Gosto de imaginar que ilhas significam-se ― fazem-se dizer por signos ― mediante barcos que se aventuram nas águas que as separam, mas também as unem: as águas podem ser oceânicas ou simples veredas, salgadas ou doces, profundas, turbulentas e mais difíceis de navegar, ou arroios cristalinos que escorrem transparentes entre pedras e vegetação de grande frescor. Os barcos, as palavras. E tudo o mais que diz respeito à palavra afeto, no sentido de afetar, atravessar. Escrever e ler são pontas de ilhas que se fazem significar ― os trajetos dependem dos barcos, das ilhas, das águas que as separam. Este blog não pretende nada, exceto lançar barcos que eventualmente alcancem outras ilhas. Barquinhos de papel.

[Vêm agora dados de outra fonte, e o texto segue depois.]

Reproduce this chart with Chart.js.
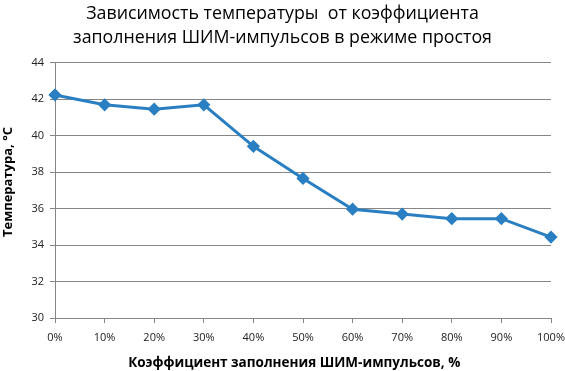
<!DOCTYPE html>
<html><head><meta charset="utf-8">
<script src="https://cdn.jsdelivr.net/npm/chart.js@4"></script>
<style>html,body{margin:0;padding:0;background:#fff}#wrap{width:565px;height:371px}</style>
</head><body><div id="wrap"><canvas id="c" width="565" height="371"></canvas></div>
<script>
const categories = ["0%","10%","20%","30%","40%","50%","60%","70%","80%","90%","100%"];
const temperature = [42.24, 41.7, 41.46, 41.7, 39.42, 37.66, 35.97, 35.7, 35.45, 35.45, 34.44];
const yTicks = [30, 32, 34, 36, 38, 40, 42, 44];
const titleLines = ["Зависимость температуры  от коэффициента", "заполнения ШИМ-импульсов в режиме простоя"];
const xTitle = "Коэффициент заполнения ШИМ-импульсов, %     ";
const yTitle = "     Температура, °C";

const lineColor = "#2a7fc2";
const gridColor = "#868686";
new Chart(document.getElementById('c'), {
  type: 'line',
  data: { labels: categories, datasets: [{ data: temperature, borderColor: lineColor, backgroundColor: lineColor,
    borderWidth: 3, pointStyle: 'rectRot', pointRadius: 4.5, pointHoverRadius: 4.5, tension: 0 }] },
  options: {
    responsive: false, animation: false,
    layout: { padding: { left: 0, right: 0, top: 0, bottom: 0 } },
    plugins: {
      legend: { display: false }, tooltip: { enabled: false },
      title: { display: true, text: titleLines, color: '#000',
        font: { family: 'Open Sans', size: 17.8, weight: 'normal', lineHeight: 1.4 }, padding: { top: 1, bottom: 12 } }
    },
    scales: {
      x: { offset: false,
        grid: { drawOnChartArea: false, drawTicks: true, tickLength: 5, color: gridColor },
        border: { color: gridColor },
        ticks: { color: '#222', font: { family: 'Open Sans', size: 11 }, maxRotation: 0, padding: 8 },
        title: { display: true, text: xTitle, color: '#000', font: { family: 'Open Sans', size: 13.5, weight: 'bold' }, padding: { top: 11, bottom: 0 } },
        afterFit: s => { s.height = 53; s.paddingRight = 14; s.paddingLeft = 0; }
      },
      y: { min: 30, max: 44,
        afterBuildTicks: s => { s.ticks = yTicks.map(v => ({ value: v })); },
        grid: { color: gridColor, tickLength: 5 },
        border: { color: gridColor },
        ticks: { color: '#222', font: { family: 'Open Sans', size: 11 }, padding: 6 },
        title: { display: true, text: yTitle, color: '#000', font: { family: 'Open Sans', size: 13, weight: 'bold' }, padding: { top: 0, bottom: 0 } },
        afterFit: s => { s.width = 55; }
      }
    }
  }
});
</script></body></html>
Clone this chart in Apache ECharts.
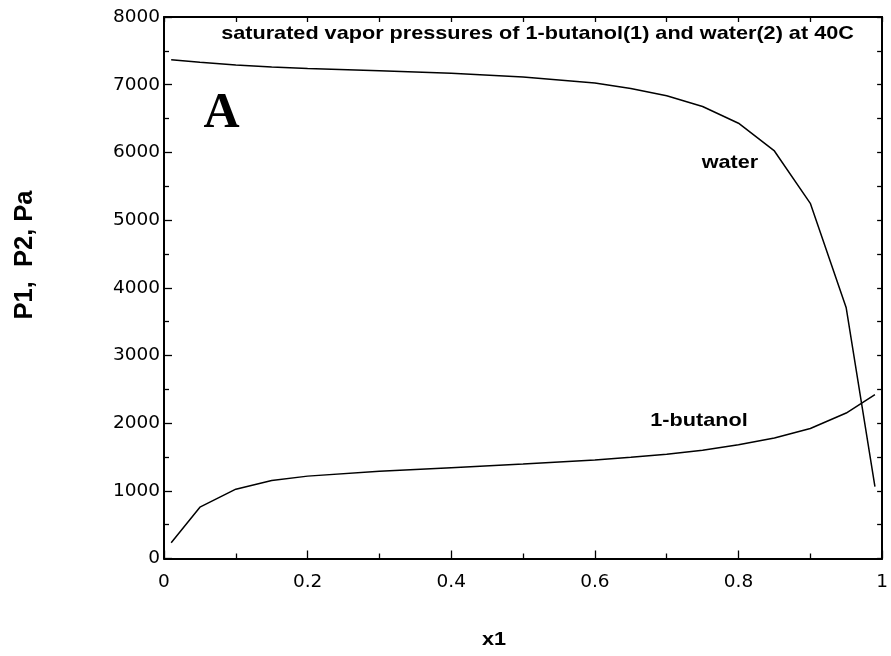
<!DOCTYPE html>
<html>
<head>
<meta charset="utf-8">
<script src="https://cdn.jsdelivr.net/npm/echarts@6/dist/echarts.min.js"></script>
<style>html,body{margin:0;padding:0;background:#fff}#c{width:891px;height:656px}</style>
</head>
<body>
<div id="c"></div>
<script>
const x1 = [0.01, 0.05, 0.1, 0.15, 0.2, 0.3, 0.4, 0.5, 0.6, 0.65, 0.7, 0.75, 0.8, 0.85, 0.9, 0.95, 0.99];
const waterP = [7369, 7330, 7290, 7262, 7240, 7205, 7168, 7112, 7025, 6945, 6836, 6678, 6431, 6021, 5247, 3703, 1063];
const butanolP = [234, 758, 1024, 1152, 1217, 1290, 1342, 1395, 1455, 1495, 1540, 1600, 1680, 1779, 1921, 2149, 2420];
const xTicks = [0, 0.2, 0.4, 0.6, 0.8, 1];
const yTicks = [0, 1000, 2000, 3000, 4000, 5000, 6000, 7000, 8000];

const chart = echarts.init(document.getElementById('c'), null, {renderer: 'canvas'});
const font = '"DejaVu Sans", sans-serif';
const boldArial = 'bold 18.5px "Liberation Sans", Arial, sans-serif';
function axisBase(tickLen, minorLen) {
  return {
    type: 'value',
    axisLine: {show: true, onZero: false, lineStyle: {color: '#000', width: 2}},
    axisTick: {show: true, inside: true, length: tickLen, lineStyle: {color: '#000', width: 1.3}},
    minorTick: {show: true, splitNumber: 2, length: minorLen, lineStyle: {color: '#000', width: 1.3}},
    splitLine: {show: false}
  };
}
chart.setOption({
  animation: false,
  backgroundColor: '#fff',
  grid: {left: 164, right: 5, top: 17, bottom: 97.5},
  xAxis: [
    Object.assign(axisBase(8, 5), {
      position: 'bottom', min: 0, max: 1, interval: 0.2,
      axisLabel: {color: '#000', fontFamily: font, fontSize: 18.5, margin: 14,
        formatter: v => xTicks.includes(+v.toFixed(2)) ? String(+v.toFixed(2)) : ''}
    }),
    Object.assign(axisBase(5, 5), {
      position: 'top', min: 0, max: 1, interval: 0.2, axisLabel: {show: false}
    })
  ],
  yAxis: [
    Object.assign(axisBase(8, 5), {
      position: 'left', min: 0, max: 8000, interval: 1000,
      axisLabel: {color: '#000', fontFamily: font, fontSize: 18.5, margin: 4,
        formatter: v => yTicks.includes(v) ? String(v) : ''}
    }),
    Object.assign(axisBase(5, 5), {
      position: 'right', min: 0, max: 8000, interval: 1000, axisLabel: {show: false}
    })
  ],
  series: [
    {
      name: 'water', type: 'line', showSymbol: false, symbol: 'none',
      lineStyle: {color: '#000', width: 1.5},
      data: x1.map((x, i) => [x, waterP[i]])
    },
    {
      name: '1-butanol', type: 'line', showSymbol: false, symbol: 'none',
      lineStyle: {color: '#000', width: 1.5},
      data: x1.map((x, i) => [x, butanolP[i]])
    }
  ],
  graphic: [
    {type: 'text', x: 537.5, y: 34, scaleX: 1.17,
      style: {text: 'saturated vapor pressures of 1-butanol(1) and water(2) at 40C',
        font: boldArial, fill: '#000', textAlign: 'center', textVerticalAlign: 'middle'}},
    {type: 'text', x: 221.5, y: 114,
      style: {text: 'A', font: 'bold 50px "Liberation Serif", "Times New Roman", serif', fill: '#000',
        textAlign: 'center', textVerticalAlign: 'middle'}},
    {type: 'text', x: 730, y: 163, scaleX: 1.17,
      style: {text: 'water', font: boldArial, fill: '#000',
        textAlign: 'center', textVerticalAlign: 'middle'}},
    {type: 'text', x: 699, y: 421, scaleX: 1.17,
      style: {text: '1-butanol', font: boldArial, fill: '#000',
        textAlign: 'center', textVerticalAlign: 'middle'}},
    {type: 'text', x: 494, y: 640, scaleX: 1.17,
      style: {text: 'x1', font: boldArial, fill: '#000',
        textAlign: 'center', textVerticalAlign: 'middle'}},
    {type: 'text', x: 25, y: 255, rotation: Math.PI / 2,
      style: {text: 'P1,  P2, Pa', font: 'bold 25.5px "Liberation Sans", Arial, sans-serif', fill: '#000',
        textAlign: 'center', textVerticalAlign: 'middle'}}
  ]
});
</script>
</body>
</html>
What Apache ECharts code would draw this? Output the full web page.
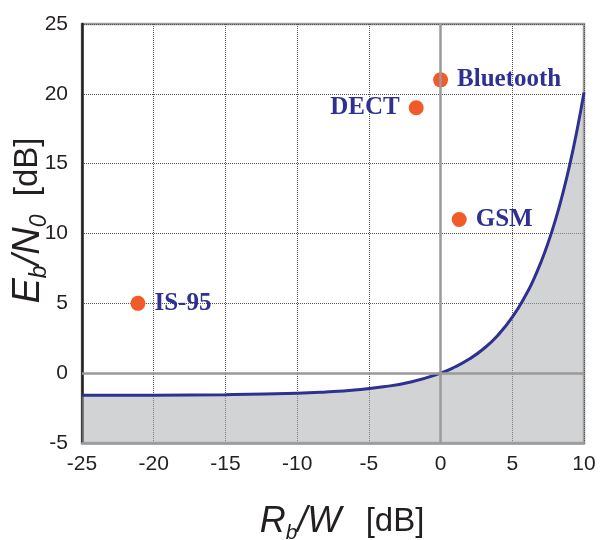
<!DOCTYPE html>
<html>
<head>
<meta charset="utf-8">
<title>Eb/N0 vs Rb/W</title>
<script src="https://cdn.jsdelivr.net/npm/echarts@6/dist/echarts.min.js"></script>
<style>
  html, body { margin: 0; padding: 0; background: #fff; }
  #chart { width: 610px; height: 540px; }
</style>
</head>
<body>
<div id="chart"></div>
<script>
// capacity bound: Rb/W [dB] -> Eb/N0 [dB]
var rbw = [-25, -20, -15, -10, -8, -6, -4, -2, 0, 1, 2, 3, 4, 5, 6, 6.5, 7, 7.5, 8, 8.5, 9, 9.5, 10];
var ebno = [-1.59, -1.58, -1.54, -1.44, -1.35, -1.21, -0.98, -0.61, 0, 0.44, 1.01, 1.75, 2.72, 4.01, 5.70, 6.74, 7.95, 9.34, 10.94, 12.78, 14.89, 17.32, 20.1];

// systems
var sysNames = ['Bluetooth', 'DECT', 'GSM', 'IS-95'];
var sysX = [0, -1.7, 1.3, -21.1];
var sysY = [21, 19, 11, 5];

var xTicks = [-25, 10, 5];   // min, max, step
var yTicks = [-5, 25, 5];

var curve = rbw.map(function (x, i) { return [x, ebno[i]]; });
var pts = sysNames.map(function (n, i) {
    return {
        name: n,
        value: [sysX[i], sysY[i]],
        label: { position: n === 'DECT' ? 'left' : 'right' }
    };
});

var sans = "'Liberation Sans', Arial, Helvetica, sans-serif";
var txt = '#231f20';

var chart = echarts.init(document.getElementById('chart'));
chart.setOption({
    animation: false,
    grid: {
        left: 82, right: 26, top: 24, bottom: 97,
        containLabel: false,
        outerBoundsMode: 'none',
        show: true, borderColor: '#9a9a9a', borderWidth: 2.5
    },
    xAxis: {
        type: 'value',
        min: xTicks[0], max: xTicks[1], interval: xTicks[2],
        axisLine: { onZero: false, lineStyle: { color: '#9a9a9a', width: 2.5 } },
        axisTick: { show: false },
        axisLabel: { color: txt, fontFamily: sans, fontSize: 21, margin: 11 },
        splitLine: { lineStyle: { color: '#555', type: 'dotted', width: 1 } },
        name: '{i|R}{s|b}{i|/W}{n|  [dB]}',
        nameLocation: 'middle',
        nameMoveOverlap: false,
        nameGap: 57,
        nameTextStyle: {
            padding: [0, 0, 0, 18],
            rich: {
                i: { fontFamily: sans, fontStyle: 'italic', fontSize: 36, color: txt, lineHeight: 44 },
                s: { fontFamily: sans, fontStyle: 'italic', fontSize: 21, color: txt, lineHeight: 22, verticalAlign: 'bottom' },
                n: { fontFamily: sans, fontSize: 33, color: txt, lineHeight: 44, padding: [0, 0, 0, 6] }
            }
        }
    },
    yAxis: {
        type: 'value',
        min: yTicks[0], max: yTicks[1], interval: yTicks[2],
        axisLine: { show: true, onZero: false, lineStyle: { color: '#231f20', width: 2.5 } },
        axisTick: { show: false },
        axisLabel: { color: txt, fontFamily: sans, fontSize: 21, margin: 14 },
        splitLine: { lineStyle: { color: '#555', type: 'dotted', width: 1 } },
        name: '{i|E}{s|b}{i|/N}{s|0}{n|  [dB]}',
        nameLocation: 'middle',
        nameRotate: 90,
        nameMoveOverlap: false,
        nameGap: 31,
        nameTextStyle: {
            padding: [0, 0, 0, 26],
            rich: {
                i: { fontFamily: sans, fontStyle: 'italic', fontSize: 38, color: txt, lineHeight: 46 },
                s: { fontFamily: sans, fontStyle: 'italic', fontSize: 23, color: txt, lineHeight: 22, verticalAlign: 'bottom' },
                n: { fontFamily: sans, fontSize: 33, color: txt, lineHeight: 46 }
            }
        }
    },
    series: [
        {
            type: 'line',
            data: curve,
            smooth: true,
            showSymbol: false,
            lineStyle: { color: '#2e3192', width: 3 },
            areaStyle: { origin: 'start', color: '#a6a8ab', opacity: 0.5 },
            z: 2
        },
        {
            type: 'line',
            data: [],
            z: 3,
            markLine: {
                silent: true,
                symbol: 'none',
                label: { show: false },
                lineStyle: { color: '#9a9a9a', type: 'solid', width: 2.5 },
                data: [{ xAxis: 0 }, { yAxis: 0 }]
            }
        },
        {
            type: 'scatter',
            data: pts,
            symbolSize: 15,
            itemStyle: { color: '#f15a29', opacity: 1 },
            z: 4,
            label: {
                show: true,
                formatter: '{b}',
                distance: 9,
                color: '#2e3192',
                opacity: 1,
                fontFamily: "'Liberation Serif', 'Times New Roman', serif",
                fontWeight: 'bold',
                fontSize: 25
            }
        }
    ]
});
</script>
</body>
</html>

terça-feira, 22 de março de 2011

angústia

Paciência é algo difícil de ser conjugado quando o bom senso é muito afrontado. Cai-se no risco da passividade. As coisas funcionam de forma estranha neste país, com variações de estado a estado. Ineficiência, lentidão, burocracia excessiva, feriados em demasia, e a sensação de correr contra o tempo, de que a própria vida está atrasada. Daí a sensação de angústia. Daí que é preciso agir, mas intuindo qual é a ação, que fornece uma espécie de limite: a intuição ilumina a ação, a ação é uma forma de colocar um limite ao que estava incomodando. Então hoje, depois de um desses bastas que têm o poder de catarse de um palavrão, vi numa banca de jornais, num daqueles jornalecos sensacionalistas cujo único fim é chocar, uma imagem tão grotesca, tão ofensiva à própria vida, que me assustei com os limites da vida, da ação, da inteligência, da intuição, do acaso, de tudo. Era, digamos assim, o meu rato (quem puder que entenda). Diante do grotesco, do monstruoso, primeiro emudecemos, dando um grito abafado pelo susto. Imediatamente se deseja fugir, pois nada parece fazer mesmo sentido. O monstruoso que ali via simplesmente me dava os limites da vida, e por isso assustava, pois as pessoas querem viver, e a travessia poderia ser um pouco mais suave. Mas os jornais insistem em gritar misérias todos os dias.